Et c'est l'amour de l'enfant, au-delà de la vision de ses souffrances qui donne à ces moments tragiques la grandeur de nos vécus humains. Le père, la mère gardent un comportement qui dit que, malgré tout ce qu'ils ont à vivre, il y a un grand amour qui va accueillir leur enfant. Les spasmes de la mort sont comme le choc de l'enfantement. Leur foi chrétienne les fait assister à la naissance de leur enfant dans un autre monde.

C'est l'expérience de combien de familles de notre communauté qui sont venus ici célébrer le grand départ de l'un de leurs proches. Les blessures de la vie rendent les hommes solidaires. Deux mille ans nous séparent de St Jean, mais les épreuves défient le temps. Même le langage de l'apocalypse est tout en symbole, nous pouvons le comprendre. Sur le rocher de Patmos, le dernier survivant, le vieil apôtre, contemple le ciel et la terre de la mer d'Ionie.

Devant lui sur l'océan déchaîné, il voit des gens qui luttent comme des galériens contre les flots aux formes monstrueuses. Ils sont des rameurs contre vents et marées, foule anonyme de ceux qui ont suivi courageusement le Christ. On voit leur front marqué du sceau, comme les blessures et les deuils dans leur chair.

Combien sont-ils ? Ils sont 144.000, ce qui veut dire 12 x12 x 1000, l'immense multitude, la plénitude de ce qu'on peut compter.

Les saints ne sont donc pas seulement des élus du calendrier, mais la grande foule, la population innombrable de la nuit et de l'ombre. Ils ont débouché sur le lieu capable de les accueillir, le ciel, le lieu de la lumière et de l'infini qui peut répondre aux aspirations infinies de l'homme. Le ciel existe dans toutes les cultures religieuses. Le ciel des uns ne ressemble pas à celui des autres. Mais il y a un point commun dans toutes les conceptions du paradis : le ciel est le lieu de bonheur définitif.
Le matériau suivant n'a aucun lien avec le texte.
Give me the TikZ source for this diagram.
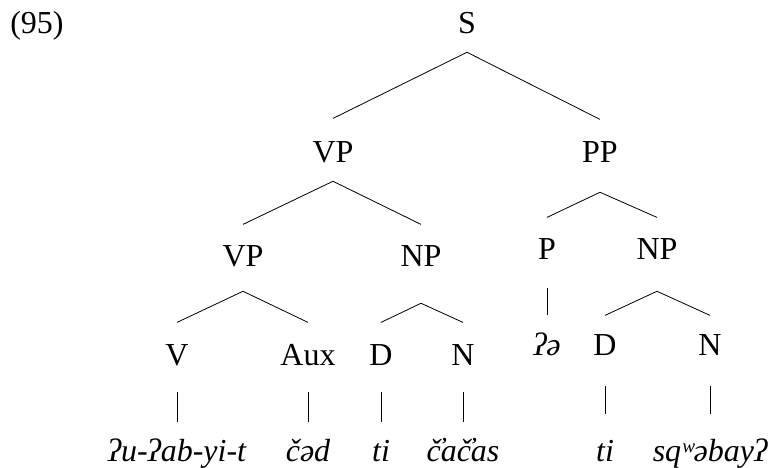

Mais ce bonheur définitif, on le redoute. C'est bien pour nos disparus, mais pour soi-même, on souhaite, de préférence, qu'il advienne le plus tard possible. Nous pouvons estimer alors la portée de la parole de Jésus qu'on appelle le sermon sur la montagne. Il dit à ces gens qui l'ont suivi et qui sont là devant lui. Bonheur à vous, les pauvres de cœur : la Royaume des cieux est à vous. Ce n'est pas une promesse, c'est un constat. Il les voit heureux et il voit le ciel dans leur vie. Il a mis le bonheur au présent, si ancré dans la vie que l'on n'a pas à redouter.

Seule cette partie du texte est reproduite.